=== REQUIRED WORK ===
Print the listing from its top line through the line containing "const fitLabel = '2.211 + 1.728 ln N';", nothing more, and leave out the pictures.
..........
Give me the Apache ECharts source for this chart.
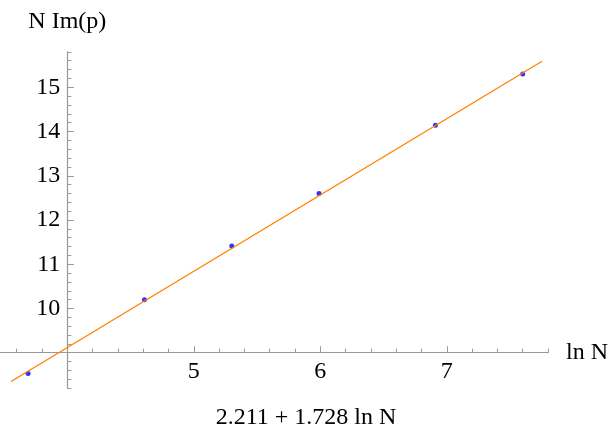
<!DOCTYPE html>
<html>
<head>
<meta charset="utf-8">
<script src="https://cdn.jsdelivr.net/npm/echarts@6/dist/echarts.min.js"></script>
<style>
  html, body { margin: 0; padding: 0; background: #fff; }
  #main { width: 612px; height: 436px; }
</style>
</head>
<body>
<div id="main"></div>
<script>
  // data
  const lnN = [3.69, 4.61, 5.30, 5.99, 6.91, 7.60];
  const nImP = [8.53, 10.20, 11.41, 12.60, 14.14, 15.30];
  // fitted line end points
  const fitX = [3.555, 7.753];
  const fitY = [8.35, 15.59];
  const xTickLabels = [5, 6, 7];
  const yTickLabels = [10, 11, 12, 13, 14, 15];
  const fitLabel = '2.211 + 1.728 ln N';

  const font = "'Liberation Serif', 'Times New Roman', serif";
  const axisGray = '#999999';

  let myechart = echarts.init(document.getElementById('main'));

  let option = {
    animation: false,
    title: {
      text: fitLabel,
      left: 'center',
      top: 406,
      padding: 0,
      textStyle: { fontFamily: font, fontSize: 24, fontWeight: 'normal', color: '#000' }
    },
    grid: [
      // full axis lines + minor ticks + data
      { left: -8.6, right: 64, top: 51.9, bottom: 47.9, outerBoundsMode: 'none', containLabel: false },
      // major ticks + labels, edges sit on the axes crossing (4, 9)
      { left: 67.3, right: 165.2, top: 87.5, bottom: 83.3, outerBoundsMode: 'none', containLabel: false }
    ],
    xAxis: [
      {
        type: 'value', gridIndex: 0,
        min: 3.4, max: 7.8, interval: 0.2,
        position: 'bottom', offset: -35.4,
        axisLine: { show: true, lineStyle: { color: axisGray, width: 1.2 } },
        axisTick: { show: true, inside: true, length: 4, lineStyle: { color: axisGray } },
        axisLabel: { show: false },
        splitLine: { show: false },
        name: 'ln N', nameLocation: 'end', nameGap: 18,
        nameTextStyle: { fontFamily: font, fontSize: 24, color: '#000' }
      },
      {
        type: 'value', gridIndex: 1,
        min: 4, max: 7, interval: 1,
        axisLine: { show: false },
        axisTick: { show: true, inside: true, length: 6.5, lineStyle: { color: axisGray } },
        axisLabel: {
          margin: 7, fontFamily: font, fontSize: 24, color: '#000',
          formatter: v => xTickLabels.indexOf(v) >= 0 ? String(v) : ''
        },
        splitLine: { show: false }
      }
    ],
    yAxis: [
      {
        type: 'value', gridIndex: 0,
        min: 8.2, max: 15.8, interval: 0.2,
        position: 'left', offset: -75.9,
        axisLine: { show: true, lineStyle: { color: axisGray, width: 1.2 } },
        axisTick: { show: true, inside: true, length: 4, lineStyle: { color: axisGray } },
        axisLabel: { show: false },
        splitLine: { show: false },
        name: 'N Im(p)', nameLocation: 'end', nameGap: 18,
        nameTextStyle: { fontFamily: font, fontSize: 24, color: '#000' }
      },
      {
        type: 'value', gridIndex: 1,
        min: 9, max: 15, interval: 1,
        axisLine: { show: false },
        axisTick: { show: true, inside: true, length: 6.5, lineStyle: { color: axisGray } },
        axisLabel: {
          margin: 7, fontFamily: font, fontSize: 24, color: '#000',
          formatter: v => yTickLabels.indexOf(v) >= 0 ? String(v) : ''
        },
        splitLine: { show: false }
      }
    ],
    series: [
      {
        type: 'line', xAxisIndex: 0, yAxisIndex: 0,
        data: fitX.map((x, i) => [x, fitY[i]]),
        symbol: 'none', clip: false,
        lineStyle: { color: '#ff8000', width: 1.3 }
      },
      {
        type: 'scatter', xAxisIndex: 0, yAxisIndex: 0,
        data: lnN.map((x, i) => [x, nImP[i]]),
        symbolSize: 5,
        itemStyle: { color: '#0000ff' }
      }
    ]
  };
  myechart.setOption(option);
</script>
</body>
</html>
..........
=== COMPLETE ANSWER ===
Give me the Apache ECharts source for this chart.
<!DOCTYPE html>
<html>
<head>
<meta charset="utf-8">
<script src="https://cdn.jsdelivr.net/npm/echarts@6/dist/echarts.min.js"></script>
<style>
  html, body { margin: 0; padding: 0; background: #fff; }
  #main { width: 612px; height: 436px; }
</style>
</head>
<body>
<div id="main"></div>
<script>
  // data
  const lnN = [3.69, 4.61, 5.30, 5.99, 6.91, 7.60];
  const nImP = [8.53, 10.20, 11.41, 12.60, 14.14, 15.30];
  // fitted line end points
  const fitX = [3.555, 7.753];
  const fitY = [8.35, 15.59];
  const xTickLabels = [5, 6, 7];
  const yTickLabels = [10, 11, 12, 13, 14, 15];
  const fitLabel = '2.211 + 1.728 ln N';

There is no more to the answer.